Ready for the big leagues? That's what the New York Yankees wanted to know about young Joe DiMaggio, so they called the best pitcher in baseball to test him...the amazing Satchel Paige!
In 1936, no major league baseball team would allow a black player on their team, no matter how skilled he was. But the Yankees knew Paige was the very best pitcher anywhere, so they figured out how he could pitch against their star rookie prospect - in a demonstration game during the off-season.
Satchel was "barnstorming" in California that winter, playing baseball in small towns against whatever teams came up, just trying to make a living. The Yankees' offer sounded good to him, so he gathered a team of other black ballplayers and headed to Oakland to face the white Dick Bartell's All-Star team and DiMaggio.
Thousands jammed the ballpark to see this one-of-a-kind contest of major leaguers against semi-pro players, names they'd followed in the sports pages and guys they'd never heard of.

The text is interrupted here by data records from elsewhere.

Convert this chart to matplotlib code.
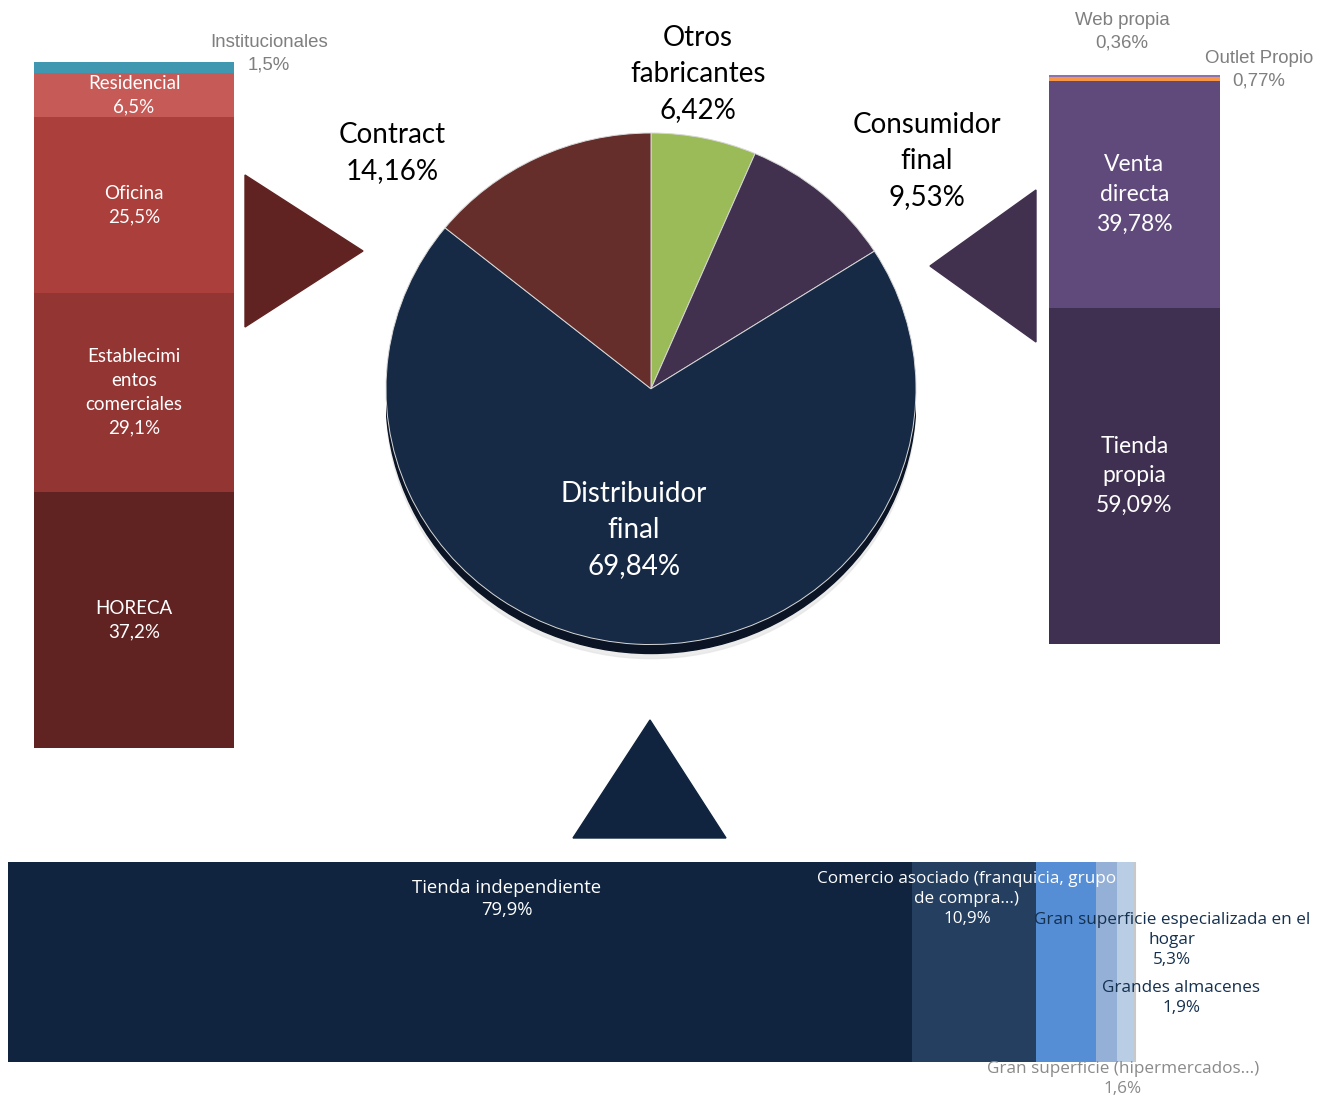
import matplotlib.pyplot as plt
from matplotlib.patches import Polygon, Ellipse

# main pie: canales de venta
pie_labels = ["Otros\nfabricantes", "Consumidor\nfinal", "Distribuidor\nfinal", "Contract"]
pie_values = [6.42, 9.53, 69.84, 14.16]
pie_colors = ["#9bbb59", "#41314f", "#172a45", "#652e2b"]

# Contract breakdown (bottom -> top)
contract_labels = ["HORECA", "Establecimi\nentos\ncomerciales", "Oficina", "Residencial", "Institucionales"]
contract_values = [37.2, 29.1, 25.5, 6.5, 1.5]
contract_colors = ["#612321", "#933532", "#aa3f3b", "#c55a57", "#3f97b0"]

# Consumidor final breakdown (bottom -> top)
consumidor_labels = ["Tienda\npropia", "Venta\ndirecta", "Outlet Propio", "Web propia"]
consumidor_values = [59.09, 39.78, 0.77, 0.36]
consumidor_colors = ["#3f2f50", "#604a7b", "#f79646", "#8c72b0"]

# Distribuidor final breakdown (left -> right)
distribuidor_labels = ["Tienda independiente",
                       "Comercio asociado (franquicia, grupo\nde compra...)",
                       "Gran superficie especializada en el\nhogar",
                       "Grandes almacenes",
                       "Gran superficie (hipermercados...)"]
distribuidor_values = [79.9, 10.9, 5.3, 1.9, 1.6]
distribuidor_colors = ["#10243f", "#243f60", "#558ed5", "#95b0d6", "#b9cde5"]

W, H = 1332, 1098
CAL = ["Lato", "DejaVu Sans"]
WIDE = ["Open Sans", "DejaVu Sans"]
ARI = ["Liberation Sans", "DejaVu Sans"]


def pct(v, d=1):
    return f"{v:.{d}f}".replace(".", ",") + "%"


def px_axes(x0, y0, x1, y1):
    return fig.add_axes([x0 / W, 1 - y1 / H, (x1 - x0) / W, (y1 - y0) / H])


fig = plt.figure(figsize=(W / 100, H / 100), dpi=100)

# --- pie ---
ax_pie = px_axes(386, 133, 916, 665)
ax_pie.add_patch(Ellipse((0, -0.055), 2.0, 2.0, color="#e4e4e4", alpha=0.7, zorder=0))
ax_pie.add_patch(Ellipse((0, -0.035), 2.0, 2.0, color="#0a1424", zorder=0))
wedges, _ = ax_pie.pie(pie_values, colors=pie_colors, startangle=90, counterclock=False,
                       radius=1, wedgeprops=dict(edgecolor="#d8d8d8", linewidth=0.7))
ax_pie.set_aspect("auto")
ax_pie.set_xlim(-1, 1)
ax_pie.set_ylim(-1.08, 1)
ax_pie.axis("off")

# --- left stacked bar (Contract) ---
ax_l = px_axes(34, 61, 234, 748)
bottom = 0
for lab, v, c in zip(contract_labels, contract_values, contract_colors):
    ax_l.bar(0, v, bottom=bottom, width=1, color=c)
    if lab != "Institucionales":
        ax_l.text(0, bottom + v / 2, f"{lab}\n{pct(v)}", color="white", ha="center", va="center",
                  fontsize=13.5, family=CAL, linespacing=1.48)
    bottom += v
ax_l.set_xlim(-0.5, 0.5)
ax_l.set_ylim(0, 100)
ax_l.axis("off")

# --- right stacked bar (Consumidor final) ---
ax_r = px_axes(1049, 75, 1220, 644)
bottom = 0
for lab, v, c in zip(consumidor_labels, consumidor_values, consumidor_colors):
    ax_r.bar(0, v, bottom=bottom, width=1, color=c)
    if v > 5:
        ax_r.text(0, bottom + v / 2, f"{lab}\n{pct(v, 2)}", color="white", ha="center", va="center",
                  fontsize=16.5, family=CAL, linespacing=1.52)
    bottom += v
ax_r.set_xlim(-0.5, 0.5)
ax_r.set_ylim(0, 100)
ax_r.axis("off")

# --- bottom stacked bar (Distribuidor final) ---
ax_b = px_axes(8, 862, 1140, 1062)
left = 0
for v, c in zip(distribuidor_values, distribuidor_colors):
    ax_b.barh(0, v, left=left, height=1, color=c)
    left += v
ax_b.axvline(left, color="#c8c8c8", lw=1.5)
ax_b.set_xlim(0, 100)
ax_b.set_ylim(-0.5, 0.5)
ax_b.axis("off")

# --- overlay: arrows and labels ---
ov = fig.add_axes([0, 0, 1, 1])
ov.set_xlim(0, W)
ov.set_ylim(H, 0)
ov.axis("off")
ov.patch.set_alpha(0)

ov.add_patch(Polygon([(245, 175), (245, 327), (363, 251)], color="#612321"))
ov.add_patch(Polygon([(1036, 190), (1036, 342), (930, 266)], color="#41314f"))
ov.add_patch(Polygon([(573, 838), (726, 838), (650, 720)], color="#10243f"))

big = dict(fontsize=20, family=CAL, ha="center", va="center", linespacing=1.46)
ov.text(698, 74, f"{pie_labels[0]}\n{pct(pie_values[0], 2)}", color="black", **big)
ov.text(927, 161, f"{pie_labels[1]}\n{pct(pie_values[1], 2)}", color="black", **big)
ov.text(634, 530, f"{pie_labels[2]}\n{pct(pie_values[2], 2)}", color="white", **big)
ov.text(392, 153, f"{pie_labels[3]}\n{pct(pie_values[3], 2)}", color="black", **big)

gray = dict(fontsize=13.4, family=ARI, ha="center", va="center", color="#7f7f7f", linespacing=1.45)
ov.text(269, 54, f"{contract_labels[4]}\n{pct(contract_values[4])}", **gray)
ov.text(1122, 32, f"{consumidor_labels[3]}\n{pct(consumidor_values[3], 2)}", **gray)
ov.text(1259, 70, f"{consumidor_labels[2]}\n{pct(consumidor_values[2], 2)}", **gray)

small = dict(fontsize=12.3, family=WIDE, ha="center", va="center", linespacing=1.3)
ov.text(507, 899, f"{distribuidor_labels[0]}\n{pct(distribuidor_values[0])}", color="white",
        **{**small, "fontsize": 13.3})
ov.text(967, 899, f"{distribuidor_labels[1]}\n{pct(distribuidor_values[1])}", color="white", **small)
ov.text(1172, 940, f"{distribuidor_labels[2]}\n{pct(distribuidor_values[2])}", color="#14304f", **small)
ov.text(1181, 998, f"{distribuidor_labels[3]}\n{pct(distribuidor_values[3])}", color="#14304f", **small)
ov.text(1123, 1079, f"{distribuidor_labels[4]}\n{pct(distribuidor_values[4])}", color="#8a8a8a", **small)

fig.savefig("out.png", dpi=100)
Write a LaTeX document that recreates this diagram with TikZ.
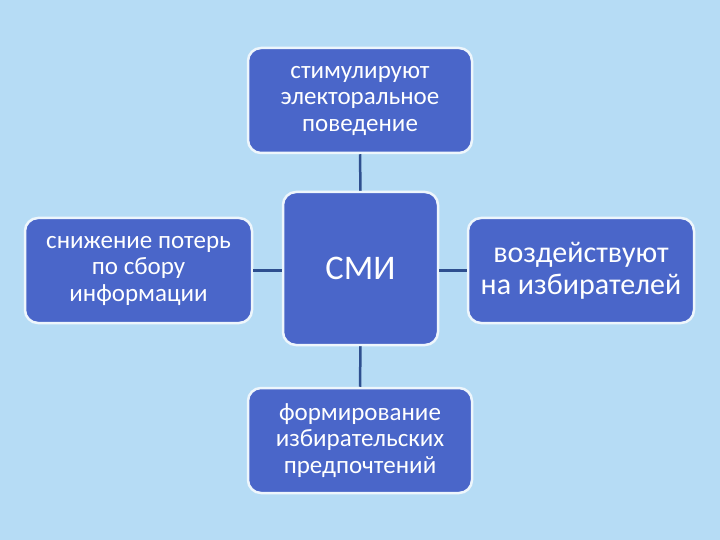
\documentclass[tikz,border=0pt]{standalone}
\usepackage{fontspec}
\setmainfont{Carlito}
\definecolor{bgc}{HTML}{B6DCF5}
\definecolor{boxc}{HTML}{4A66C9}
\definecolor{linec}{HTML}{2E4F8F}
\definecolor{edgec}{HTML}{EEF6FC}
\begin{document}
\begin{tikzpicture}[x=1pt,y=-1pt,
  box/.style={draw=edgec, line width=2.5pt, fill=boxc, rounded corners=13pt,
    text=white, align=center, inner sep=0pt, font=\fontsize{25}{26.5}\selectfont},
  conn/.style={draw=linec, line width=2.5pt}]
\fill[bgc] (0,0) rectangle (720,540);
\useasboundingbox (0,0) rectangle (720,540);
\node[box, minimum width=224pt, minimum height=105pt] (top) at (360,100.5) {стимулируют\\электоральное\\поведение};
\node[box, minimum width=155pt, minimum height=153pt, font=\fontsize{34.5}{38}\selectfont] (c) at (360.5,268.5) {СМИ};
\node[box, minimum width=227pt, minimum height=105pt] (l) at (138.5,270.5) {снижение потерь\\по сбору\\информации};
\node[box, minimum width=226pt, minimum height=105pt, font=\fontsize{30}{32}\selectfont] (r) at (581,270.5) {воздействуют\\на избирателей};
\node[box, minimum width=224pt, minimum height=105pt] (b) at (360,440.5) {формирование\\избирательских\\предпочтений};
\draw[conn] (top.south) -- (c.north);
\draw[conn] (c.south) -- (b.north);
\draw[conn] (l.east) -- (l.east -| c.west);
\draw[conn] (r.west) -- (r.west -| c.east);
\end{tikzpicture}
\end{document}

Satch knew his pitching would speak for itself - wobbly ball, whipsey dipsey do, four day creeper, windmill - but he wondered if his new teammates could score enough runs to beat the all-stars. Maybe he'd have to do it all himself...
Did DiMaggio prove himself against the masterful pitcher?
How many runs did the all-stars on both teams score?
This historic baseball game comes to life in Skead's book, as Cooper's chalk illustrations make us see the events like an old-time movie. No wonder DiMaggio called Satch "the best pitcher I ever faced!"